→ **Work to do**:
Extract the complete listing and repeat it word for word.

→ **Data block**:
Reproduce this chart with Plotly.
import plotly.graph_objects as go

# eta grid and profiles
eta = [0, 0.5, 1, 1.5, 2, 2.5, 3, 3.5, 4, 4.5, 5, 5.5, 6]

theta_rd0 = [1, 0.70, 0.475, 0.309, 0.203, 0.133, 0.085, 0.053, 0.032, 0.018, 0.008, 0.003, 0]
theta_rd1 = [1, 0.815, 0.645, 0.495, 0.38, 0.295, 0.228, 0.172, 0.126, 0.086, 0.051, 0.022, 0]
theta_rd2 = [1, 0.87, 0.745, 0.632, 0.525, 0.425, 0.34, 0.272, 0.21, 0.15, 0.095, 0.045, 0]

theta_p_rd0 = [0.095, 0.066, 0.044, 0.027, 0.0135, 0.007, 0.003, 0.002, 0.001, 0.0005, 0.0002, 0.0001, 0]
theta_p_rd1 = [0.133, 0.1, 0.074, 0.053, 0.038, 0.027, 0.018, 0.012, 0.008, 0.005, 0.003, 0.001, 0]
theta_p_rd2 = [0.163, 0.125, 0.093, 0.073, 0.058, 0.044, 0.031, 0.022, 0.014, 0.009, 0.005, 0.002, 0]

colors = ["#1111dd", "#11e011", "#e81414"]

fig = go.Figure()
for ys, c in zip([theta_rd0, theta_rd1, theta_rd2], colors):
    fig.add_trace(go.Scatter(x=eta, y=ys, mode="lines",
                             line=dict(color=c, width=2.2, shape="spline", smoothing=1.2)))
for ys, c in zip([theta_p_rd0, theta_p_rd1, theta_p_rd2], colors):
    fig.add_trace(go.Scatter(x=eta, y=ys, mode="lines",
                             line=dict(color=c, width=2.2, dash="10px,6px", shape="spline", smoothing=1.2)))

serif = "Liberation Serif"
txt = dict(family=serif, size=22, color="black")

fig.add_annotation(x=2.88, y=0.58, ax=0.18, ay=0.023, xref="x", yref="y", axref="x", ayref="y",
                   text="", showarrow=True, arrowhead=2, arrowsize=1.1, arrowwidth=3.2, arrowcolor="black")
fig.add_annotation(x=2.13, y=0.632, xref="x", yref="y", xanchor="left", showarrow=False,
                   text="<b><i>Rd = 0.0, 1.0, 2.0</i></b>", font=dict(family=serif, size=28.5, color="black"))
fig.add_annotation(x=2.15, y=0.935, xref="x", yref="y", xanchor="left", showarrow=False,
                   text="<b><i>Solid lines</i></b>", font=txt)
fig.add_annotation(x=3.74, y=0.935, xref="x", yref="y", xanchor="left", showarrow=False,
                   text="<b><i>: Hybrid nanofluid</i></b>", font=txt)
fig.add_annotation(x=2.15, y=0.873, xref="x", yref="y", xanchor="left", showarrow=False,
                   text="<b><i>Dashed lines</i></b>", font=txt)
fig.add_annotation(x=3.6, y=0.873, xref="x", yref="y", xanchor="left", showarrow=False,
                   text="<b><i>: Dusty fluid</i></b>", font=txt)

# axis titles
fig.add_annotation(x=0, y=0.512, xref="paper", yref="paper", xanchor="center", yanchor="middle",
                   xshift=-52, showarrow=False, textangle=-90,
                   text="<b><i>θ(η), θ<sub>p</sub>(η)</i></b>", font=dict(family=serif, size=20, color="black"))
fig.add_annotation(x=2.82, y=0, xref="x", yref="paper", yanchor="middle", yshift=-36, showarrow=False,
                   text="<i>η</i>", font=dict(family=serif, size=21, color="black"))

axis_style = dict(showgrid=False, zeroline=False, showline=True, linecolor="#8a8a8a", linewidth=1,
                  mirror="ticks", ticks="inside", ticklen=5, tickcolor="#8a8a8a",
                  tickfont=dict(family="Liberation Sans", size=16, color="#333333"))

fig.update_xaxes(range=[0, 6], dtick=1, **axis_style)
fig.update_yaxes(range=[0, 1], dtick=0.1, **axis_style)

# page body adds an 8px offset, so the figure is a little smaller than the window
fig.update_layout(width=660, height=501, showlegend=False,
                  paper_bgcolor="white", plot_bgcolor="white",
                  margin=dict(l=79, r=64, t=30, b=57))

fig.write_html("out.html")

→ **Finished exercise**:
Reproduce this chart with Plotly.
import plotly.graph_objects as go

# eta grid and profiles
eta = [0, 0.5, 1, 1.5, 2, 2.5, 3, 3.5, 4, 4.5, 5, 5.5, 6]

theta_rd0 = [1, 0.70, 0.475, 0.309, 0.203, 0.133, 0.085, 0.053, 0.032, 0.018, 0.008, 0.003, 0]
theta_rd1 = [1, 0.815, 0.645, 0.495, 0.38, 0.295, 0.228, 0.172, 0.126, 0.086, 0.051, 0.022, 0]
theta_rd2 = [1, 0.87, 0.745, 0.632, 0.525, 0.425, 0.34, 0.272, 0.21, 0.15, 0.095, 0.045, 0]

theta_p_rd0 = [0.095, 0.066, 0.044, 0.027, 0.0135, 0.007, 0.003, 0.002, 0.001, 0.0005, 0.0002, 0.0001, 0]
theta_p_rd1 = [0.133, 0.1, 0.074, 0.053, 0.038, 0.027, 0.018, 0.012, 0.008, 0.005, 0.003, 0.001, 0]
theta_p_rd2 = [0.163, 0.125, 0.093, 0.073, 0.058, 0.044, 0.031, 0.022, 0.014, 0.009, 0.005, 0.002, 0]

colors = ["#1111dd", "#11e011", "#e81414"]

fig = go.Figure()
for ys, c in zip([theta_rd0, theta_rd1, theta_rd2], colors):
    fig.add_trace(go.Scatter(x=eta, y=ys, mode="lines",
                             line=dict(color=c, width=2.2, shape="spline", smoothing=1.2)))
for ys, c in zip([theta_p_rd0, theta_p_rd1, theta_p_rd2], colors):
    fig.add_trace(go.Scatter(x=eta, y=ys, mode="lines",
                             line=dict(color=c, width=2.2, dash="10px,6px", shape="spline", smoothing=1.2)))

serif = "Liberation Serif"
txt = dict(family=serif, size=22, color="black")

fig.add_annotation(x=2.88, y=0.58, ax=0.18, ay=0.023, xref="x", yref="y", axref="x", ayref="y",
                   text="", showarrow=True, arrowhead=2, arrowsize=1.1, arrowwidth=3.2, arrowcolor="black")
fig.add_annotation(x=2.13, y=0.632, xref="x", yref="y", xanchor="left", showarrow=False,
                   text="<b><i>Rd = 0.0, 1.0, 2.0</i></b>", font=dict(family=serif, size=28.5, color="black"))
fig.add_annotation(x=2.15, y=0.935, xref="x", yref="y", xanchor="left", showarrow=False,
                   text="<b><i>Solid lines</i></b>", font=txt)
fig.add_annotation(x=3.74, y=0.935, xref="x", yref="y", xanchor="left", showarrow=False,
                   text="<b><i>: Hybrid nanofluid</i></b>", font=txt)
fig.add_annotation(x=2.15, y=0.873, xref="x", yref="y", xanchor="left", showarrow=False,
                   text="<b><i>Dashed lines</i></b>", font=txt)
fig.add_annotation(x=3.6, y=0.873, xref="x", yref="y", xanchor="left", showarrow=False,
                   text="<b><i>: Dusty fluid</i></b>", font=txt)

# axis titles
fig.add_annotation(x=0, y=0.512, xref="paper", yref="paper", xanchor="center", yanchor="middle",
                   xshift=-52, showarrow=False, textangle=-90,
                   text="<b><i>θ(η), θ<sub>p</sub>(η)</i></b>", font=dict(family=serif, size=20, color="black"))
fig.add_annotation(x=2.82, y=0, xref="x", yref="paper", yanchor="middle", yshift=-36, showarrow=False,
                   text="<i>η</i>", font=dict(family=serif, size=21, color="black"))

axis_style = dict(showgrid=False, zeroline=False, showline=True, linecolor="#8a8a8a", linewidth=1,
                  mirror="ticks", ticks="inside", ticklen=5, tickcolor="#8a8a8a",
                  tickfont=dict(family="Liberation Sans", size=16, color="#333333"))

fig.update_xaxes(range=[0, 6], dtick=1, **axis_style)
fig.update_yaxes(range=[0, 1], dtick=0.1, **axis_style)

# page body adds an 8px offset, so the figure is a little smaller than the window
fig.update_layout(width=660, height=501, showlegend=False,
                  paper_bgcolor="white", plot_bgcolor="white",
                  margin=dict(l=79, r=64, t=30, b=57))

fig.write_html("out.html")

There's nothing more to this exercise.